Set problem
The lines from the top of the material through the line with "saturation=1, width=0.31, ax=ax)" are to be set down exactly. Leave the pictures out.

Charts and diagrams as code:
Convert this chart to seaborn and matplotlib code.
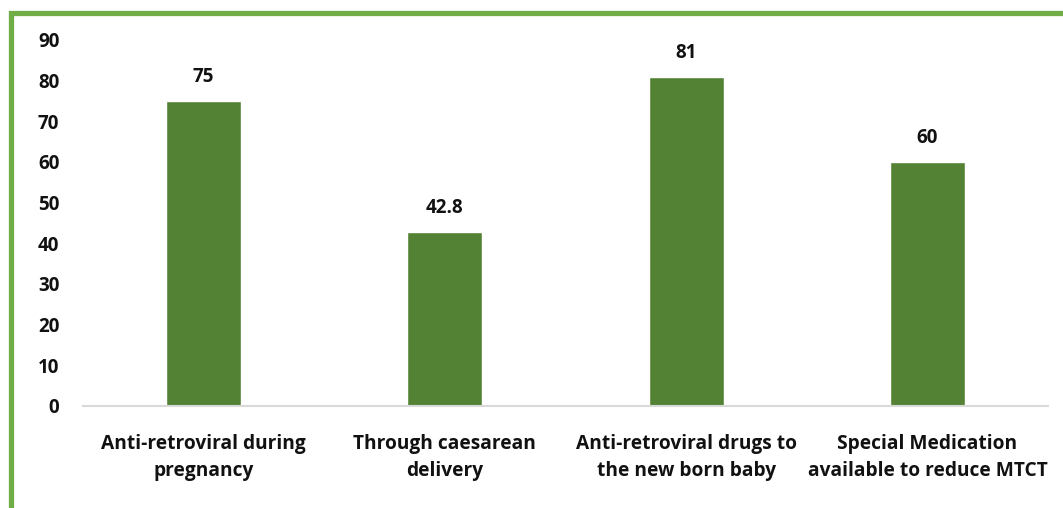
import matplotlib
matplotlib.use("Agg")
import matplotlib.pyplot as plt
import seaborn as sns
import pandas as pd
from matplotlib.patches import Rectangle

categories = ["Anti-retroviral during\npregnancy", "Through caesarean\ndelivery",
              "Anti-retroviral drugs to\nthe new born baby",
              "Special Medication\navailable to reduce MTCT"]
values = [75, 42.8, 81, 60]
value_labels = ["75", "42.8", "81", "60"]
y_ticks = [0, 10, 20, 30, 40, 50, 60, 70, 80, 90]

sns.set_style("white")
plt.rcParams["font.family"] = ["Open Sans", "DejaVu Sans"]
plt.rcParams["font.weight"] = "bold"

df = pd.DataFrame({"cat": categories, "val": values})

fig = plt.figure(figsize=(10.63, 5.08), dpi=100)
ax = fig.add_axes([0.078, 0.2008, 0.908, 0.7205])
sns.barplot(data=df, x="cat", y="val", color="#548235", saturation=1, width=0.31, ax=ax)

ax.set_ylim(0, 90)
ax.set_yticks(y_ticks)
ax.set_xlim(-0.5, 3.5)
ax.set_xlabel("")
ax.set_ylabel("")
for s in ["top", "right", "left"]:
    ax.spines[s].set_visible(False)
ax.spines["bottom"].set_color("#D9D9D9")
ax.spines["bottom"].set_linewidth(1.5)
ax.tick_params(axis="both", length=0)
ax.tick_params(axis="y", pad=17, labelsize=13.5)
ax.tick_params(axis="x", pad=20, labelsize=13.8)
for lab in ax.get_xticklabels() + ax.get_yticklabels():
    lab.set_fontweight("bold")
    lab.set_color("#111111")
for lab in ax.get_xticklabels():
    lab.set_linespacing(1.45)

for i, (v, t) in enumerate(zip(values, value_labels)):
    ax.annotate(t, (i, v), xytext=(0, 10), textcoords="offset points",
                ha="center", va="bottom", fontsize=13.5, fontweight="bold", color="#111111")

# green frame
fig.patches.append(Rectangle((10.5 / 1063, -0.2), 1.5, 1.2 - 12.5 / 508,
                             transform=fig.transFigure, fill=False,
                             edgecolor="#70AD47", linewidth=3.8))

fig.savefig("out.png", dpi=100)
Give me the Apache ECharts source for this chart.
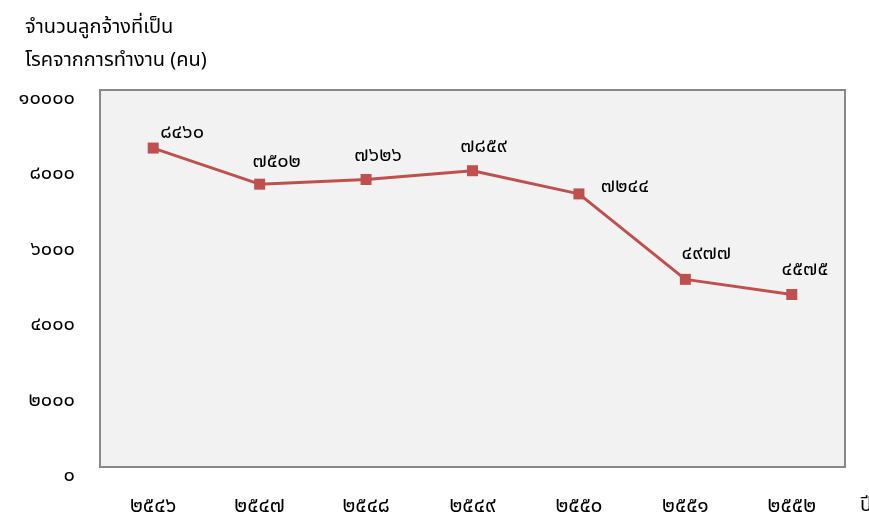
<!DOCTYPE html>
<html>
<head>
<meta charset="utf-8">
<script src="https://cdn.jsdelivr.net/npm/echarts@6/dist/echarts.min.js"></script>
<style>
  html, body { margin: 0; padding: 0; background: #fff; }
  #chart { width: 869px; height: 517px; }
</style>
</head>
<body>
<div id="chart"></div>
<script>
// years (Buddhist era) and number of employees with occupational illness
const years = [2546, 2547, 2548, 2549, 2550, 2551, 2552]
const patients = [8460, 7502, 7626, 7859, 7244, 4977, 4575]
const yTicks = [0, 2000, 4000, 6000, 8000, 10000]

// label nudges, x/y in px, one per point
const labelOffsets = [[29, -14], [17, -21], [12, -23], [11, -23], [46, -6], [21, -24], [13, -24]]

const thaiDigits = '๐๑๒๓๔๕๖๗๘๙'
function toThai(n) {
  return String(n).replace(/[0-9]/g, d => thaiDigits[+d])
}

const font = 'Tahoma, "Noto Sans Thai", "Noto Sans", sans-serif'

const chart = echarts.init(document.getElementById('chart'))

const seriesData = patients.map((v, i) => ({
  value: v,
  label: { offset: labelOffsets[i] }
}))

chart.setOption({
  backgroundColor: '#fff',
  animation: false,
  textStyle: { fontFamily: font },
  title: {
    text: 'จำนวนลูกจ้างที่เป็น\nโรคจากการทำงาน (คน)',
    left: 20,
    top: 7,
    textStyle: {
      fontFamily: font,
      fontWeight: 'normal',
      fontSize: 20,
      lineHeight: 33,
      color: '#000'
    }
  },
  grid: {
    left: 100,
    right: 24,
    top: 90,
    bottom: 50,
    outerBoundsMode: 'none',
    containLabel: false,
    show: true,
    backgroundColor: '#f2f2f2',
    borderColor: '#888',
    borderWidth: 2
  },
  xAxis: {
    type: 'category',
    data: years,
    boundaryGap: true,
    name: 'ปี',
    nameLocation: 'end',
    nameGap: 15,
    nameTextStyle: { fontFamily: font, fontSize: 20, color: '#000', verticalAlign: 'top', padding: [30, 0, 0, 0] },
    axisLine: { show: false },
    axisTick: { show: false },
    axisLabel: {
      margin: 30,
      fontFamily: font,
      fontSize: 21,
      color: '#000',
      formatter: v => toThai(v)
    }
  },
  yAxis: {
    type: 'value',
    min: 0,
    max: 10000,
    interval: 2000,
    axisLine: { show: false },
    axisTick: { show: false },
    splitLine: { show: false },
    axisLabel: {
      margin: 25,
      fontFamily: font,
      fontSize: 20,
      color: '#000',
      verticalAlign: 'top',
      formatter: v => yTicks.indexOf(v) >= 0 ? toThai(v) : ''
    }
  },
  series: [{
    type: 'line',
    data: seriesData,
    symbol: 'rect',
    symbolSize: 11,
    itemStyle: { color: '#c0504d' },
    lineStyle: { color: '#c0504d', width: 3 },
    label: {
      show: true,
      position: 'inside',
      fontFamily: font,
      fontSize: 20,
      color: '#000',
      formatter: p => toThai(p.value)
    }
  }]
})
</script>
</body>
</html>
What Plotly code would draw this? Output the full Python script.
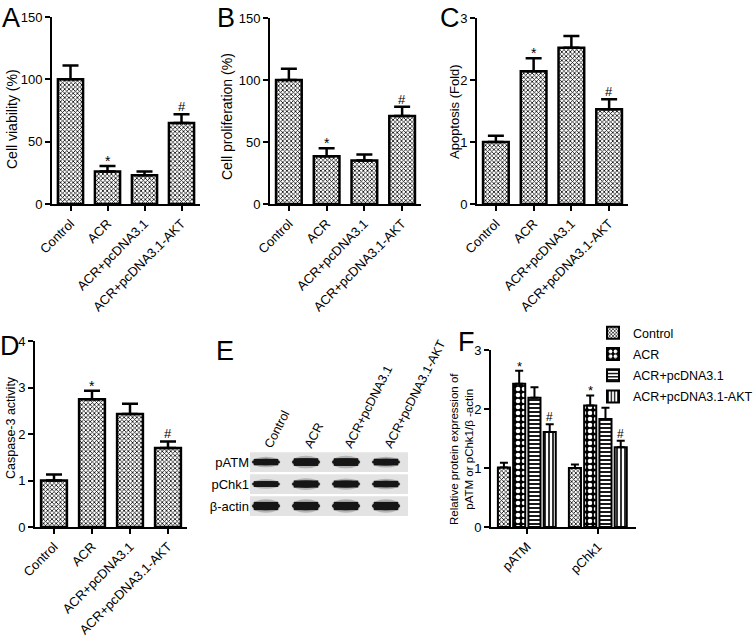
import plotly.graph_objects as go

W, H = 756, 642
FONT = "Arial, Liberation Sans, Helvetica, sans-serif"

# ---------------- data ----------------
groups = ["Control", "ACR", "ACR+pcDNA3.1", "ACR+pcDNA3.1-AKT"]
sig_labels = ["", "*", "", "#"]

viability = [100, 26, 23, 65]
viability_err = [11, 4.5, 3, 7]

proliferation = [100, 38.5, 35, 71]
proliferation_err = [9, 6.5, 5, 7.5]

apoptosis = [1.0, 2.14, 2.52, 1.53]
apoptosis_err = [0.10, 0.21, 0.19, 0.16]

caspase = [1.0, 2.75, 2.43, 1.70]
caspase_err = [0.13, 0.18, 0.22, 0.14]

proteins = ["pATM", "pChk1"]
f_values = {
    "Control": [1.01, 1.0],
    "ACR": [2.43, 2.06],
    "ACR+pcDNA3.1": [2.19, 1.83],
    "ACR+pcDNA3.1-AKT": [1.61, 1.35],
}
f_errors = {
    "Control": [0.08, 0.06],
    "ACR": [0.22, 0.17],
    "ACR+pcDNA3.1": [0.18, 0.19],
    "ACR+pcDNA3.1-AKT": [0.13, 0.11],
}
f_sig = {
    "Control": ["", ""],
    "ACR": ["*", "*"],
    "ACR+pcDNA3.1": ["", ""],
    "ACR+pcDNA3.1-AKT": ["#", "#"],
}

blot_rows = ["pATM", "pChk1", "β-actin"]
band_intensity = {
    "pATM": [0.55, 0.8, 0.8, 0.6],
    "pChk1": [0.45, 0.7, 0.65, 0.55],
    "β-actin": [0.9, 0.9, 0.9, 0.9],
}


# ---------------- helpers ----------------
def fx(px):
    return px / W


def fy(py):
    return 1 - py / H


control_pattern = dict(shape="x", size=3, solidity=0.45, fgcolor="black", bgcolor="white")
f_patterns = {
    "Control": control_pattern,
    "ACR": dict(shape=".", size=6, solidity=0.45, fgcolor="white", bgcolor="black"),
    "ACR+pcDNA3.1": dict(shape="-", size=4, solidity=0.45, fgcolor="black", bgcolor="white"),
    "ACR+pcDNA3.1-AKT": dict(shape="|", size=4, solidity=0.4, fgcolor="black", bgcolor="white"),
}

fig = go.Figure()
annotations = []


def axis_style(**kw):
    d = dict(
        showline=True, linecolor="black", linewidth=2,
        ticks="outside", ticklen=5, tickwidth=2, tickcolor="black",
        showgrid=False, zeroline=False, automargin=False,
        tickfont=dict(family=FONT, size=13, color="black"),
        fixedrange=True,
    )
    d.update(kw)
    return d


def label(xp, yp, text, size, angle=0):
    annotations.append(dict(x=fx(xp), y=fy(yp), xref="paper", yref="paper", text=text,
                            textangle=angle, showarrow=False, xanchor="center", yanchor="middle",
                            font=dict(family=FONT, size=size, color="black")))


panels = [
    ("1", viability, viability_err, [0, 150], 50, (52, 200), (17, 204), "Cell viability (%)", (12, 119), 14, "A", (11, 18)),
    ("2", proliferation, proliferation_err, [0, 150], 50, (270, 421), (18, 204), "Cell proliferation (%)", (227, 117), 14, "B", (226, 18)),
    ("3", apoptosis, apoptosis_err, [0, 3], 1, (477, 628), (18, 204), "Apoptosis (Fold)", (454, 112), 13, "C", (450, 18)),
    ("4", caspase, caspase_err, [0, 4], 1, (35, 187), (341, 527), "Caspase-3 activity", (11, 428), 12.5, "D", (10, 346)),
]

layout_axes = {}
for key, vals, errs, yr, dt, xd, yd, ytitle, tpos, tsize, letter, lpos in panels:
    xa = "x" if key == "1" else "x" + key
    ya = "y" if key == "1" else "y" + key
    fig.add_trace(go.Bar(
        x=groups, y=vals, xaxis=xa, yaxis=ya, width=0.68,
        marker=dict(color="white", pattern=control_pattern, line=dict(color="black", width=2.5)),
        error_y=dict(type="data", array=errs, arrayminus=[0] * len(errs), symmetric=False,
                     color="black", thickness=2.5, width=8),
        showlegend=False, hoverinfo="skip",
    ))
    xname = "xaxis" if key == "1" else "xaxis" + key
    yname = "yaxis" if key == "1" else "yaxis" + key
    layout_axes[xname] = axis_style(domain=[fx(xd[0]), fx(xd[1])], anchor=ya, tickangle=-45,
                                    range=[-0.5, 3.5], type="category")
    layout_axes[yname] = axis_style(domain=[fy(yd[1]), fy(yd[0])], anchor=xa, range=yr, dtick=dt)
    for g, v, e, s in zip(groups, vals, errs, sig_labels):
        if s:
            annotations.append(dict(x=g, y=v + e, xref=xa, yref=ya, text=s, showarrow=False,
                                    xanchor="center", yanchor="bottom", yshift=-5 if s == "*" else -2,
                                    font=dict(family=FONT, size=14 if s == "*" else 13, color="black")))
    label(tpos[0], tpos[1], ytitle, tsize, -90)
    label(lpos[0], lpos[1], letter, 27)

# ---------------- panel F ----------------
f_offsets = [-0.41, -0.195, 0.02, 0.235]
f_width = 0.17
for (g, off) in zip(groups, f_offsets):
    fig.add_trace(go.Bar(
        x=proteins, y=f_values[g], xaxis="x6", yaxis="y6", name=g, legendgroup=g,
        offset=off, width=f_width,
        marker=dict(color="white", pattern=f_patterns[g], line=dict(color="black", width=2)),
        error_y=dict(type="data", array=f_errors[g], arrayminus=[0, 0], symmetric=False,
                     color="black", thickness=2, width=4),
        showlegend=True, hoverinfo="skip",
    ))
    for i, (v, e, s) in enumerate(zip(f_values[g], f_errors[g], f_sig[g])):
        if s:
            annotations.append(dict(x=i + off + f_width / 2, y=v + e, xref="x6", yref="y6", text=s,
                                    showarrow=False, xanchor="center", yanchor="bottom",
                                    yshift=-5 if s == "*" else -2,
                                    font=dict(family=FONT, size=13 if s == "*" else 12, color="black")))

layout_axes["xaxis6"] = axis_style(domain=[fx(491), fx(636)], anchor="y6", tickangle=-45,
                                   range=[-0.507, 1.535], type="category")
layout_axes["yaxis6"] = axis_style(domain=[fy(527), fy(350)], anchor="x6", range=[0, 3], dtick=1)
label(461, 449, "Relative protein expression of<br>pATM or pChk1/β -actin", 11.5, -90)
label(467, 342, "F", 27)

# ---------------- panel E (blot) ----------------
fig.add_trace(go.Scatter(x=[0, 1, 2, 3], y=[0, 0, 0, 0], xaxis="x5", yaxis="y5", mode="markers",
                         marker=dict(opacity=0), showlegend=False, hoverinfo="skip"))
layout_axes["xaxis5"] = dict(domain=[fx(250), fx(408)], anchor="free", position=fy(455),
                             range=[-0.4, 3.55],
                             side="top", tickvals=[0, 1, 2, 3], ticktext=groups, tickangle=-63,
                             showline=False, showgrid=False, zeroline=False, ticks="", automargin=False,
                             tickfont=dict(family=FONT, size=12.5, color="black"), fixedrange=True)
layout_axes["yaxis5"] = dict(domain=[fy(517), fy(450)], anchor="x5", range=[2.5, -0.55],
                             tickvals=[0, 1, 2], ticktext=blot_rows, automargin=False,
                             showline=False, showgrid=False, zeroline=False, ticks="",
                             tickfont=dict(family=FONT, size=13, color="black"), fixedrange=True)

shapes = []
for r, row in enumerate(blot_rows):
    shapes.append(dict(type="rect", xref="x5", yref="y5", x0=-0.4, x1=3.55, y0=r - 0.45, y1=r + 0.45,
                       fillcolor="#e3e3e3", line=dict(width=0), layer="below"))
    for lane, inten in enumerate(band_intensity[row]):
        hw = 0.36
        hh = 0.1 + 0.15 * inten
        shapes.append(dict(type="circle", xref="x5", yref="y5", x0=lane - hw, x1=lane + hw,
                           y0=r - hh * 1.3, y1=r + hh * 1.3, fillcolor="rgba(120,120,120,0.45)",
                           line=dict(width=0)))
        shapes.append(dict(type="rect", xref="x5", yref="y5", x0=lane - hw * 0.85, x1=lane + hw * 0.85,
                           y0=r - hh * 0.8, y1=r + hh * 0.8, fillcolor="#161616",
                           line=dict(width=0)))
        shapes.append(dict(type="circle", xref="x5", yref="y5", x0=lane - hw * 0.97, x1=lane + hw * 0.97,
                           y0=r - hh * 0.8, y1=r + hh * 0.8, fillcolor="#161616",
                           line=dict(width=0)))
label(225, 351, "E", 27)

fig.update_layout(
    template="none",
    width=W, height=H, margin=dict(l=0, r=0, t=0, b=0, autoexpand=False),
    paper_bgcolor="white", plot_bgcolor="white",
    barmode="overlay",
    font=dict(family=FONT, color="black"),
    annotations=annotations, shapes=shapes,
    legend=dict(x=fx(593), y=fy(318), xanchor="left", yanchor="top",
                font=dict(family=FONT, size=12.5, color="black"),
                bgcolor="rgba(0,0,0,0)", tracegroupgap=2, itemsizing="constant"),
    **layout_axes,
)

fig.write_html("out.html", config={"displayModeBar": False},
               post_script="document.body.style.margin='0px';")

Answer to this problem
Convert this chart to seaborn and matplotlib code.
import matplotlib
matplotlib.use("Agg")
import matplotlib.pyplot as plt
import seaborn as sns
import pandas as pd
from matplotlib.patches import Rectangle

categories = ["Anti-retroviral during\npregnancy", "Through caesarean\ndelivery",
              "Anti-retroviral drugs to\nthe new born baby",
              "Special Medication\navailable to reduce MTCT"]
values = [75, 42.8, 81, 60]
value_labels = ["75", "42.8", "81", "60"]
y_ticks = [0, 10, 20, 30, 40, 50, 60, 70, 80, 90]

sns.set_style("white")
plt.rcParams["font.family"] = ["Open Sans", "DejaVu Sans"]
plt.rcParams["font.weight"] = "bold"

df = pd.DataFrame({"cat": categories, "val": values})

fig = plt.figure(figsize=(10.63, 5.08), dpi=100)
ax = fig.add_axes([0.078, 0.2008, 0.908, 0.7205])
sns.barplot(data=df, x="cat", y="val", color="#548235", saturation=1, width=0.31, ax=ax)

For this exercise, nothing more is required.